Task: Leave out the pictures and retype only the lines from the opening line to the line that holds "80, 90, 100];", both ends included.

###

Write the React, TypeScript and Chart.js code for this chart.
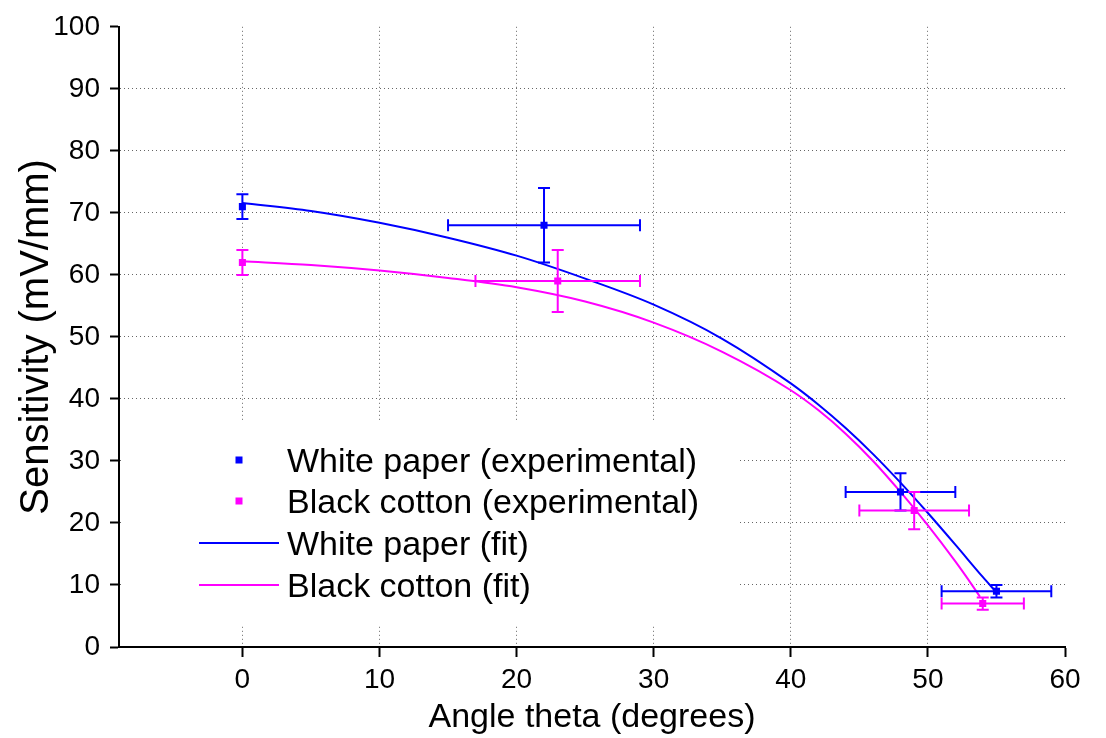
import { useEffect, useRef } from "react";
import { Chart, registerables } from "chart.js";

Chart.register(...registerables);

const FONT = "'Liberation Sans', Arial, Helvetica, sans-serif";
const BLUE = "#0000ff";
const MAGENTA = "#ff00ff";

// Axis ticks
const xTickValues = [0, 10, 20, 30, 40, 50, 60];
const yTickValues = [0, 10, 20, 30, 40, 50, 60, 70, 80, 90, 100];

// Measured sensitivity, white paper
const whiteAngle = [0, 22, 48, 55];
const whiteSens = [71, 68, 25, 9];
const whiteAngleErr = [0, 7, 4, 4];
const whiteSensErr = [2, 6, 3, 1];

// Measured sensitivity, black cotton
const cottonAngle = [0, 23, 49, 54];
const cottonSens = [62, 59, 22, 7];
const cottonAngleErr = [0, 6, 4, 3];
const cottonSensErr = [2, 5, 3, 1];

// Fitted curves
const whiteFitAngle = [0, 5, 10, 15, 20, 25, 30, 35, 40, 42, 44, 46, 48, 50, 52, 54, 55];
const whiteFitSens = [71.6, 70.3, 68.4, 66.0, 63.1, 59.4, 55.2, 49.7, 42.5, 39.1, 35.3, 31.1, 26.5, 21.6, 16.5, 11.3, 8.8];
const cottonFitAngle = [0, 5, 10, 15, 20, 25, 30, 35, 40, 42, 44, 46, 48, 50, 52, 53, 53.8];
const cottonFitSens = [62.2, 61.6, 60.7, 59.5, 58.0, 55.7, 52.3, 47.6, 41.4, 38.2, 34.4, 30.0, 25.0, 19.6, 13.8, 10.7, 8.1];

const toPoints = (xs: number[], ys: number[]) => xs.map((x, i) => ({ x, y: ys[i] }));

// Draws horizontal and vertical error bars with end caps for datasets carrying error arrays
const errorBarPlugin = {
  id: "errorBars",
  afterDatasetsDraw(chart: any) {
    const { ctx, scales } = chart;
    const xs = scales.x;
    const ys = scales.y;
    const cap = 6;
    chart.data.datasets.forEach((ds: any) => {
      if (!ds.xErr || !ds.yErr) return;
      ctx.save();
      ctx.strokeStyle = ds.backgroundColor;
      ctx.lineWidth = 2;
      ds.data.forEach((p: any, i: number) => {
        const px = xs.getPixelForValue(p.x);
        const py = ys.getPixelForValue(p.y);
        const ex = ds.xErr[i];
        const ey = ds.yErr[i];
        ctx.beginPath();
        if (ex > 0) {
          const x1 = xs.getPixelForValue(p.x - ex);
          const x2 = xs.getPixelForValue(p.x + ex);
          ctx.moveTo(x1, py);
          ctx.lineTo(x2, py);
          ctx.moveTo(x1, py - cap);
          ctx.lineTo(x1, py + cap);
          ctx.moveTo(x2, py - cap);
          ctx.lineTo(x2, py + cap);
        }
        if (ey > 0) {
          const y1 = ys.getPixelForValue(p.y - ey);
          const y2 = ys.getPixelForValue(p.y + ey);
          ctx.moveTo(px, y1);
          ctx.lineTo(px, y2);
          ctx.moveTo(px - cap, y1);
          ctx.lineTo(px + cap, y1);
          ctx.moveTo(px - cap, y2);
          ctx.lineTo(px + cap, y2);
        }
        ctx.stroke();
      });
      ctx.restore();
    });
  },
};

// Legend drawn inside the plot on a white panel
const legendPanelPlugin = {
  id: "legendPanel",
  afterDraw(chart: any) {
    const { ctx } = chart;
    const panel = { x: 121, y: 422, w: 617, h: 202 };
    const rowY = [460, 501, 543, 585];
    ctx.save();
    ctx.fillStyle = "#ffffff";
    ctx.fillRect(panel.x, panel.y, panel.w, panel.h);
    ctx.font = `34px ${FONT}`;
    ctx.textAlign = "left";
    ctx.textBaseline = "alphabetic";
    chart.data.datasets.forEach((ds: any, i: number) => {
      const y = rowY[i];
      if (ds.showLine) {
        ctx.strokeStyle = ds.borderColor;
        ctx.lineWidth = 2;
        ctx.beginPath();
        ctx.moveTo(199, y);
        ctx.lineTo(279, y);
        ctx.stroke();
      } else {
        ctx.fillStyle = ds.backgroundColor;
        ctx.fillRect(239 - 3.5, y - 3.5, 7, 7);
      }
      ctx.fillStyle = "#000000";
      ctx.fillText(ds.label, 287, y + 12);
    });
    ctx.restore();
  },
};

export default function App() {
  const canvasRef = useRef<HTMLCanvasElement>(null);

  useEffect(() => {
    document.body.style.margin = "0";
    const canvas = canvasRef.current;
    if (!canvas) return;

    const gridColor = (hidden: number) => (c: any) =>
      c.tick && c.tick.value === hidden ? "rgba(0,0,0,0)" : "#666666";

    const chart = new Chart(canvas, {
      type: "scatter",
      data: {
        datasets: [
          {
            label: "White paper (experimental)",
            data: toPoints(whiteAngle, whiteSens),
            xErr: whiteAngleErr,
            yErr: whiteSensErr,
            backgroundColor: BLUE,
            borderColor: BLUE,
            pointStyle: "rect",
            pointRadius: 5,
            borderWidth: 0,
            order: 0,
          } as any,
          {
            label: "Black cotton (experimental)",
            data: toPoints(cottonAngle, cottonSens),
            xErr: cottonAngleErr,
            yErr: cottonSensErr,
            backgroundColor: MAGENTA,
            borderColor: MAGENTA,
            pointStyle: "rect",
            pointRadius: 5,
            borderWidth: 0,
            order: 0,
          } as any,
          {
            label: "White paper (fit)",
            data: toPoints(whiteFitAngle, whiteFitSens),
            showLine: true,
            borderColor: BLUE,
            backgroundColor: BLUE,
            borderWidth: 2,
            pointRadius: 0,
            cubicInterpolationMode: "monotone",
            order: 1,
          } as any,
          {
            label: "Black cotton (fit)",
            data: toPoints(cottonFitAngle, cottonFitSens),
            showLine: true,
            borderColor: MAGENTA,
            backgroundColor: MAGENTA,
            borderWidth: 2,
            pointRadius: 0,
            cubicInterpolationMode: "monotone",
            order: 1,
          } as any,
        ],
      },
      options: {
        responsive: false,
        animation: false,
        devicePixelRatio: 1,
        layout: { padding: { top: 22, right: 41, left: 0, bottom: 0 } },
        plugins: {
          legend: { display: false },
          tooltip: { enabled: false },
        },
        scales: {
          x: {
            type: "linear",
            min: -9,
            max: 60,
            afterBuildTicks: (s: any) => {
              s.ticks = xTickValues.map((v) => ({ value: v }));
            },
            afterFit: (s: any) => {
              s.height = 91;
            },
            grid: {
              color: gridColor(60),
              lineWidth: 1,
              tickColor: "#000000",
              tickWidth: 2,
              tickLength: 10,
            },
            border: { display: true, color: "#000000", width: 2, dash: [1, 3] },
            ticks: {
              color: "#000000",
              font: { family: FONT, size: 28 },
              padding: 6,
              maxRotation: 0,
              autoSkip: false,
            },
            title: {
              display: true,
              text: "Angle theta (degrees)",
              color: "#000000",
              font: { family: FONT, size: 34 },
              padding: { top: 0, bottom: 0 },
            },
          },
          y: {
            type: "linear",
            min: 0,
            max: 100,
            afterBuildTicks: (s: any) => {
              s.ticks = yTickValues.map((v) => ({ value: v }));
            },
            afterFit: (s: any) => {
              s.width = 119;
            },
            grid: {
              color: gridColor(100),
              lineWidth: 1,
              tickColor: "#000000",
              tickWidth: 2,
              tickLength: 9,
            },
            border: { display: true, color: "#000000", width: 2, dash: [1, 3] },
            ticks: {
              color: "#000000",
              font: { family: FONT, size: 28 },
              padding: 10,
              autoSkip: false,
            },
            title: {
              display: true,
              text: "Sensitivity (mV/mm)",
              color: "#000000",
              font: { family: FONT, size: 40 },
              padding: { top: 13, bottom: 0 },
            },
          },
        },
      } as any,
      plugins: [errorBarPlugin, legendPanelPlugin],
    });

    return () => chart.destroy();
  }, []);

  return <canvas ref={canvasRef} width={1106} height={738} style={{ display: "block" }} />;
}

###

Answer for the task:
Write the React, TypeScript and Chart.js code for this chart.
import { useEffect, useRef } from "react";
import { Chart, registerables } from "chart.js";

Chart.register(...registerables);

const FONT = "'Liberation Sans', Arial, Helvetica, sans-serif";
const BLUE = "#0000ff";
const MAGENTA = "#ff00ff";

// Axis ticks
const xTickValues = [0, 10, 20, 30, 40, 50, 60];
const yTickValues = [0, 10, 20, 30, 40, 50, 60, 70, 80, 90, 100];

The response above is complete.